I knew that no matter what my heart was telling me, my head was speaking sense. So I’ll continue to listen to it, albeit sometimes a little begrudgingly. M

And you never know, maybe I’ll get away with telling my grandchildren about it instead someday!

In case you have time and the inclination, here are the two songs I am referring to. They really are worth a listen and the videos tell the song perfectly.

The Town I Loved So Well. (Great photos with this one)
Written by Phil Coulter.

The Island,(also with wonderful photos which tell their own story)
Paul Brady.

photo credit: Dublin Bread Company via photopin (license)
photo credit: Republic of Ireland flag in Quarndon, Derbyshire via photopin (license)

10 thoughts on “Am I trying to ‘Reach the future through the past?’

  1. I think it’s worth taking the time to tell them about it. You know the old saying about history repeating itself. The only way we can try to defend against that is to educate ourselves and those around us. Hopefully, that will keep it from happening again.

    I know how kids are. Mine always give me the roll of the eye and the “here she goes again” look when I start to tell them certain things about the past. That’s how they are. Perhaps they will listen to someone else. And if so, that might mean that others will listen to you. Keep talking. Keep trying. Even with others not related to you. Someone will listen.

  2. Hi Tric, a fascinating post for me to read as I was told a lot about Irish history by my parents from a young age. They came from very different perspectives mainly because they were from different sides of the so-called religious divide.
    When it eventually came to Catholics and Protestants killing each other, I was shocked and saddened as I knew that LOVE could be the nature of the relationship as I witnessed everyday in my Irish parents, both of whom adored this country.
    Growing up in that environment made me very aware that there are a multiplicity of stories to be told and a host of different views which we somehow have to understand if we are ever to live in a country peacefully.
    I was always far more concerned about people not being killed and maimed than I was about the political shape of things.
    That has been the story I’ve told my son who was born in 1995 when it seemed like peace was on the way.

  3. These are two of my favorite songs Tric.
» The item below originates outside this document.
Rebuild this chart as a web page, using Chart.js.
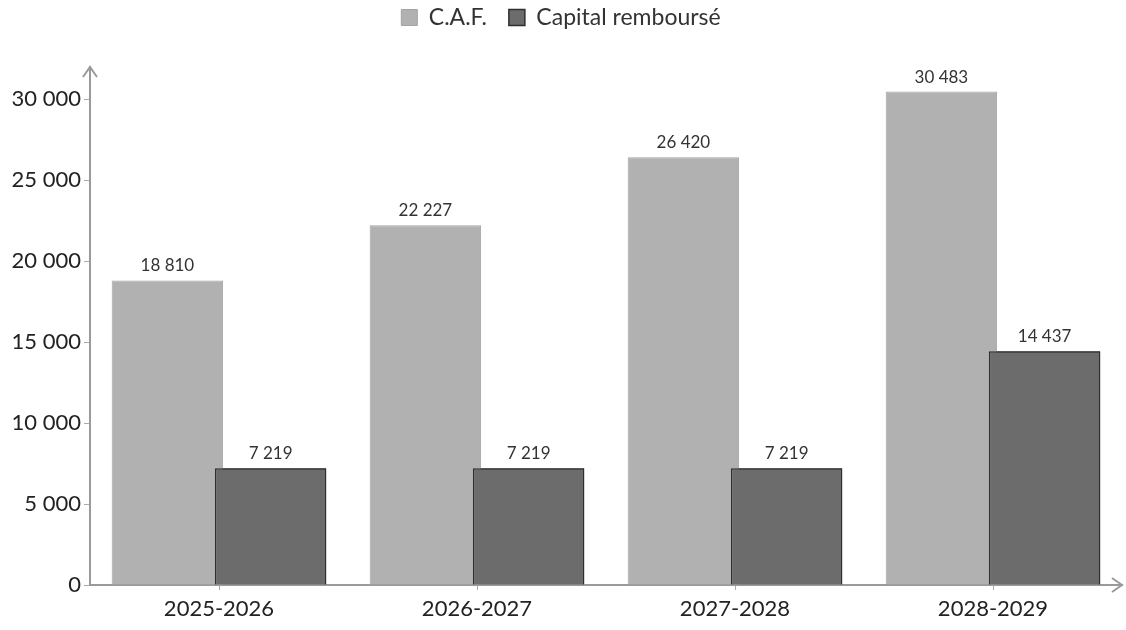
<!DOCTYPE html>
<html>
<head>
<meta charset="utf-8">
<script src="https://cdn.jsdelivr.net/npm/chart.js@4"></script>
<style>
  html, body { margin: 0; padding: 0; background: #fff; }
  #wrap { width: 1126px; height: 630px; }
</style>
</head>
<body>
<div id="wrap"><canvas id="chart"></canvas></div>
<script>
const categories = ["2025-2026", "2026-2027", "2027-2028", "2028-2029"];
const cafValues = [18810, 22227, 26420, 30483];
const capitalValues = [7219, 7219, 7219, 14437];
const yTicks = [0, 5000, 10000, 15000, 20000, 25000, 30000];

const FONT = "Lato, 'Open Sans', sans-serif";

function fmt(v) {
    return String(v).replace(/\B(?=(\d{3})+(?!\d))/g, " ");
}

// leave room under the legend, like the original
const legendSpace = {
    id: "legendSpace",
    beforeLayout(chart) {
        const lg = chart.legend;
        if (lg && !lg._patched) {
            const fit = lg.fit;
            lg.fit = function () {
                fit.call(this);
                this.height = 83;
            };
            lg._patched = true;
        }
    }
};

// dark bars are drawn over the light ones
const redrawCapital = {
    id: "redrawCapital",
    afterDatasetsDraw(chart) {
        const ctx = chart.ctx;
        ctx.save();
        chart.getDatasetMeta(1).controller.draw();
        ctx.restore();
    }
};

const valueLabels = {
    id: "valueLabels",
    afterDatasetsDraw(chart) {
        const ctx = chart.ctx;
        ctx.save();
        ctx.font = "17px " + FONT;
        ctx.fillStyle = "#333";
        ctx.textAlign = "center";
        ctx.textBaseline = "bottom";
        chart.data.datasets.forEach((ds, i) => {
            chart.getDatasetMeta(i).data.forEach((bar, j) => {
                ctx.fillText(fmt(ds.data[j]), bar.x, bar.y - 6);
            });
        });
        ctx.restore();
    }
};

const axisArrows = {
    id: "axisArrows",
    afterDraw(chart) {
        const ctx = chart.ctx;
        const x0 = chart.scales.x.left;
        const y0 = chart.scales.y.bottom;
        const top = chart.chartArea.top;
        const right = chart.chartArea.right;
        ctx.save();
        ctx.strokeStyle = "#9a9a9a";
        ctx.lineWidth = 2;
        ctx.beginPath();
        ctx.moveTo(x0 - 7, top + 10);
        ctx.lineTo(x0, top);
        ctx.lineTo(x0 + 7, top + 10);
        ctx.moveTo(right - 10, y0 - 7);
        ctx.lineTo(right, y0);
        ctx.lineTo(right - 10, y0 + 7);
        ctx.stroke();
        ctx.restore();
    }
};

new Chart(document.getElementById("chart"), {
    type: "bar",
    data: {
        labels: categories,
        datasets: [{
            label: "C.A.F.",
            data: cafValues,
            backgroundColor: "#b1b1b1",
            borderColor: "#a3a3a3",
            borderWidth: 1,
            categoryPercentage: 0.8,
            barPercentage: 1.08
        }, {
            label: "Capital remboursé",
            data: capitalValues,
            backgroundColor: "#6c6c6c",
            borderColor: "#2f2f2f",
            borderWidth: 1.5,
            categoryPercentage: 0.8,
            barPercentage: 1.08
        }]
    },
    options: {
        responsive: true,
        maintainAspectRatio: false,
        animation: false,
        layout: {
            padding: { top: -16, right: 4, left: 0, bottom: 0 }
        },
        plugins: {
            legend: {
                position: "top",
                labels: {
                    color: "#333",
                    boxWidth: 16,
                    boxHeight: 16,
                    padding: 22,
                    font: { size: 23, family: FONT }
                }
            },
            tooltip: { enabled: false }
        },
        scales: {
            x: {
                afterFit(scale) { scale.height = 45; },
                grid: {
                    display: true,
                    offset: false,
                    drawOnChartArea: false,
                    drawTicks: true,
                    tickLength: 5,
                    color: "#aaa"
                },
                border: { color: "#9a9a9a", width: 2 },
                ticks: {
                    color: "#222",
                    padding: 6,
                    font: { size: 22, family: FONT }
                }
            },
            y: {
                min: 0,
                max: 32000,
                afterFit(scale) { scale.width = 90; },
                afterBuildTicks(scale) {
                    scale.ticks = yTicks.map(v => ({ value: v }));
                },
                grid: {
                    display: true,
                    drawOnChartArea: false,
                    drawTicks: true,
                    tickLength: 6,
                    color: "#aaa"
                },
                border: { color: "#9a9a9a", width: 2 },
                ticks: {
                    color: "#222",
                    padding: 3,
                    font: { size: 22, family: FONT },
                    callback: v => fmt(v)
                }
            }
        }
    },
    plugins: [legendSpace, redrawCapital, valueLabels, axisArrows]
});
</script>
</body>
</html>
On my very last night in Ireland of my last trip I sang “The Island” with the crowd at Durty Nellie’s. They were surprised I knew the words.

    1. There was a concert on last night to celebrate the Rising. You would have loved it. You might be able to see it on RTE player international. it was called Centenary. It was fabulous, full of songs, dance and celebrations.

  4. two great songs, tric – and wonderful images to accompany them

    the island is a song I know well – [can’t believe I haven’t posted it as a weekend pick on madhatters!] – the first is new to me

    I agree with Corina about the importance of teaching history to avoid (hopefully) repeating the same mistakes in the future

    and you never know, your kids may take in more than you realise!

    when our kids were small, we took them on holiday to the Highlands and Islands of Scotland and I tried to enliven long car journeys by telling them about Scottish History and translating the gaelic place names into English for them – an endeavour that was most often greeted with moans and groans and seeming disinterest (damn sassenachs!)

    a couple of weeks ago, though, our youngest surprised me – I was telling him of some friends of mine planning to visit the west coast of Scotland who I’d advised to visit the island I used to stay on, when he asked me – did you tell them the story about the trousers?

    now when he was just 9 year old, I could have sworn he wasn’t paying the least bit attention when we crossed from the mainland on to Seil Island and I told him the Inn we had just passed – Tigh an Truish (‘house of the trousers’ in english) was so called because after the failed 1745 rebellion, the British Government banned Scots from wearing the Kilt (amongst other things) so when crossing over to the mainland, islanders would remove the kilt and change into trousers at the Inn and reverse the process when journeying in the opposite direction

    yet here he was 27 years later showing that despite his seeming disinterest at the time, he had actually listened to and remembered my words !

    so don’t give up on your kids, they might be taking in more of their Irish history than they currently show or are prepared to admit 😆

    1. I think you could be right Duncan. They do cast their eyes skywards but today they held a pretend table quiz at dinner and two of them could name five of the rising leaders (up from one last week).
      I’d love if they at least knew the history. They don’t have to have the passion, but just know the stories.
      My hope is somewhat restored by your son’s memory, but I’ll have to come up with a few quirky stories to hook them. Or make them up!

  5. I think your kids will benefit from your stories of the Ireland you remember! While I grew up listening to stories of the Freedom Struggle from my grandpa or those of my father’s childhood from him, I did think of them as boring and repetitive. but today, i’m glad I know them because I can now relate to the changes that have taken place since and understand why my parents react the way they do to certain things. Most of all, I respect their lives and their achievements (they have achieved so much, considered what they started with!) much more. 🙂

  6. I think it is important to tackle subjects like this, but it has to be done with care. In 800 years of history, there are going to be many, many horrific incidents that can be pointed to, probably on both sides I’m guessing. The trick is to let our children know about the past without letting it poison their views about people alive today who had nothing to do with what went on.

    I don’t think there’s a country or region on the planet that hasn’t been the victim of a terrible atrocity, an outrage, a colonial takeover, an invasion or whatever at some point, but the danger on dwelling on this is that we all end up feeling like victims and hating one another.

    I’m not sure how best to handle such issues, but I guess the goal should be to increase understanding without increasing hatred and bitterness.